*PROBLEM STATEMENT:* Everything in the data should be repeated exactly, save for the images.

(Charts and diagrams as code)

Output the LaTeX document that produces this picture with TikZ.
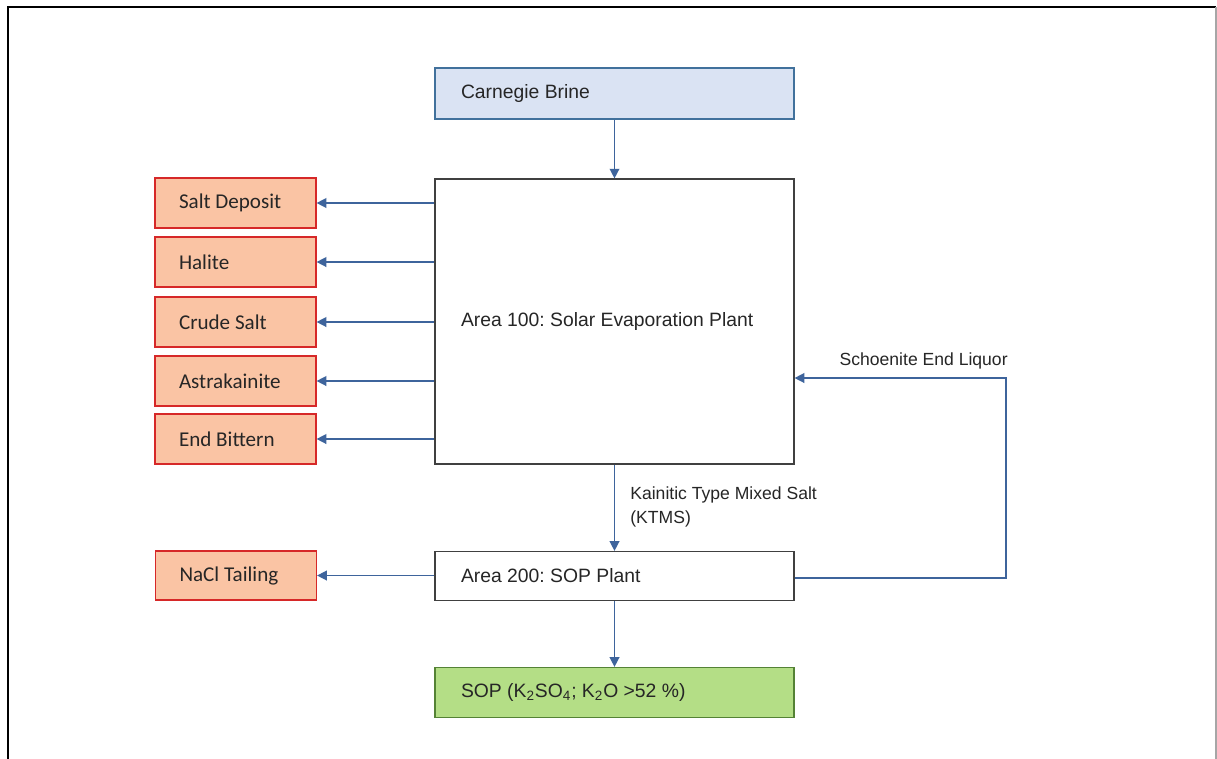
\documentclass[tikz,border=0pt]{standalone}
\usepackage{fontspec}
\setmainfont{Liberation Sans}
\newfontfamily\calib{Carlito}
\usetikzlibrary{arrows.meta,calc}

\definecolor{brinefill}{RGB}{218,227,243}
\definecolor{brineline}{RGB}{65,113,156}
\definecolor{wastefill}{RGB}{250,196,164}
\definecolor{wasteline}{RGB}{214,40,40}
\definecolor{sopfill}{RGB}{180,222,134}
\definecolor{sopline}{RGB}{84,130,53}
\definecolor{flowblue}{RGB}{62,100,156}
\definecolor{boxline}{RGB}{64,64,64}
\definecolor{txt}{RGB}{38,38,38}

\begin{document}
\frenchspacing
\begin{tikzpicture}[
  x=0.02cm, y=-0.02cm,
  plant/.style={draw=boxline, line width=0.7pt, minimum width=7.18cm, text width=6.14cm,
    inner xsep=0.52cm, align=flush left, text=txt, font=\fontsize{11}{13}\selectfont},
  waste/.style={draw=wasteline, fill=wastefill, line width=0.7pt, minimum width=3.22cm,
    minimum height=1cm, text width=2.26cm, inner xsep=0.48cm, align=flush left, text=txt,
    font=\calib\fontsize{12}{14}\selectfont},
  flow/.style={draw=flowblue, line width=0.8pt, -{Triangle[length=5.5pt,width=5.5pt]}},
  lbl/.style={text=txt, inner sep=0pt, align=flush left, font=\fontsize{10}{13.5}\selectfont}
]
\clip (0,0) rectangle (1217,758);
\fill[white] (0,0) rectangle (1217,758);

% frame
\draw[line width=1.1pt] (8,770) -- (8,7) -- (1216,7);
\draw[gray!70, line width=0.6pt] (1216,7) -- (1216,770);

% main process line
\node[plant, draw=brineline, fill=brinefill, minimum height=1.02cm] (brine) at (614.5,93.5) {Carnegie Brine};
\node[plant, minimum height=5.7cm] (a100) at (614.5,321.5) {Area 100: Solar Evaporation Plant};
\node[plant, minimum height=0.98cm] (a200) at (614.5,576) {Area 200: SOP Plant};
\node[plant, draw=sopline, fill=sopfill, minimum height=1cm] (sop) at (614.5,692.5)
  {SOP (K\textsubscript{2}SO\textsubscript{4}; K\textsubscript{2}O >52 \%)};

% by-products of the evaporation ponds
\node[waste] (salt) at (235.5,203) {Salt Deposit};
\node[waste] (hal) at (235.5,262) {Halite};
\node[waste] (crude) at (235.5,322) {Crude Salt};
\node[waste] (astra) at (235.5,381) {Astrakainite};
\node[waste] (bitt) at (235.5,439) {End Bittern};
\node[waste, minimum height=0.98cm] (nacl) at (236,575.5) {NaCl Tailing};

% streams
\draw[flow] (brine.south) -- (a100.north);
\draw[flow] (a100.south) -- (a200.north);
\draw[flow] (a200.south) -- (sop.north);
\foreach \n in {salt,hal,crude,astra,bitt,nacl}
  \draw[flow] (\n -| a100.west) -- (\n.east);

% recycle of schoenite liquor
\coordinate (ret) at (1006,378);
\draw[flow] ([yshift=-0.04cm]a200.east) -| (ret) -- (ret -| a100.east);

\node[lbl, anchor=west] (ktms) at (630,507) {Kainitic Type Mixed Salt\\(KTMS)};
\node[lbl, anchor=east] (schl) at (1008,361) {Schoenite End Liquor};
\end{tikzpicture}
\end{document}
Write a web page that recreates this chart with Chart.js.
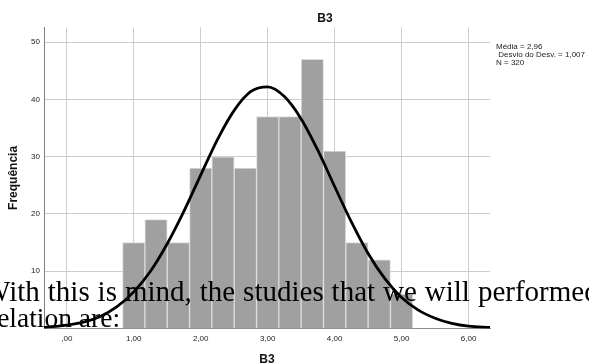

*EXERCISE ANSWER:*
Output the LaTeX document that produces this picture with TikZ.
\documentclass[tikz,border=0pt]{standalone}
\usepackage{fontspec}
\setmainfont{Liberation Sans}
\newfontfamily\calib{Carlito}
\usetikzlibrary{arrows.meta,calc}

\definecolor{brinefill}{RGB}{218,227,243}
\definecolor{brineline}{RGB}{65,113,156}
\definecolor{wastefill}{RGB}{250,196,164}
\definecolor{wasteline}{RGB}{214,40,40}
\definecolor{sopfill}{RGB}{180,222,134}
\definecolor{sopline}{RGB}{84,130,53}
\definecolor{flowblue}{RGB}{62,100,156}
\definecolor{boxline}{RGB}{64,64,64}
\definecolor{txt}{RGB}{38,38,38}

\begin{document}
\frenchspacing
\begin{tikzpicture}[
  x=0.02cm, y=-0.02cm,
  plant/.style={draw=boxline, line width=0.7pt, minimum width=7.18cm, text width=6.14cm,
    inner xsep=0.52cm, align=flush left, text=txt, font=\fontsize{11}{13}\selectfont},
  waste/.style={draw=wasteline, fill=wastefill, line width=0.7pt, minimum width=3.22cm,
    minimum height=1cm, text width=2.26cm, inner xsep=0.48cm, align=flush left, text=txt,
    font=\calib\fontsize{12}{14}\selectfont},
  flow/.style={draw=flowblue, line width=0.8pt, -{Triangle[length=5.5pt,width=5.5pt]}},
  lbl/.style={text=txt, inner sep=0pt, align=flush left, font=\fontsize{10}{13.5}\selectfont}
]
\clip (0,0) rectangle (1217,758);
\fill[white] (0,0) rectangle (1217,758);

% frame
\draw[line width=1.1pt] (8,770) -- (8,7) -- (1216,7);
\draw[gray!70, line width=0.6pt] (1216,7) -- (1216,770);

% main process line
\node[plant, draw=brineline, fill=brinefill, minimum height=1.02cm] (brine) at (614.5,93.5) {Carnegie Brine};
\node[plant, minimum height=5.7cm] (a100) at (614.5,321.5) {Area 100: Solar Evaporation Plant};
\node[plant, minimum height=0.98cm] (a200) at (614.5,576) {Area 200: SOP Plant};
\node[plant, draw=sopline, fill=sopfill, minimum height=1cm] (sop) at (614.5,692.5)
  {SOP (K\textsubscript{2}SO\textsubscript{4}; K\textsubscript{2}O >52 \%)};

% by-products of the evaporation ponds
\node[waste] (salt) at (235.5,203) {Salt Deposit};
\node[waste] (hal) at (235.5,262) {Halite};
\node[waste] (crude) at (235.5,322) {Crude Salt};
\node[waste] (astra) at (235.5,381) {Astrakainite};
\node[waste] (bitt) at (235.5,439) {End Bittern};
\node[waste, minimum height=0.98cm] (nacl) at (236,575.5) {NaCl Tailing};

% streams
\draw[flow] (brine.south) -- (a100.north);
\draw[flow] (a100.south) -- (a200.north);
\draw[flow] (a200.south) -- (sop.north);
\foreach \n in {salt,hal,crude,astra,bitt,nacl}
  \draw[flow] (\n -| a100.west) -- (\n.east);

% recycle of schoenite liquor
\coordinate (ret) at (1006,378);
\draw[flow] ([yshift=-0.04cm]a200.east) -| (ret) -- (ret -| a100.east);

\node[lbl, anchor=west] (ktms) at (630,507) {Kainitic Type Mixed Salt\\(KTMS)};
\node[lbl, anchor=east] (schl) at (1008,361) {Schoenite End Liquor};
\end{tikzpicture}
\end{document}
Write a web page that recreates this chart with Chart.js.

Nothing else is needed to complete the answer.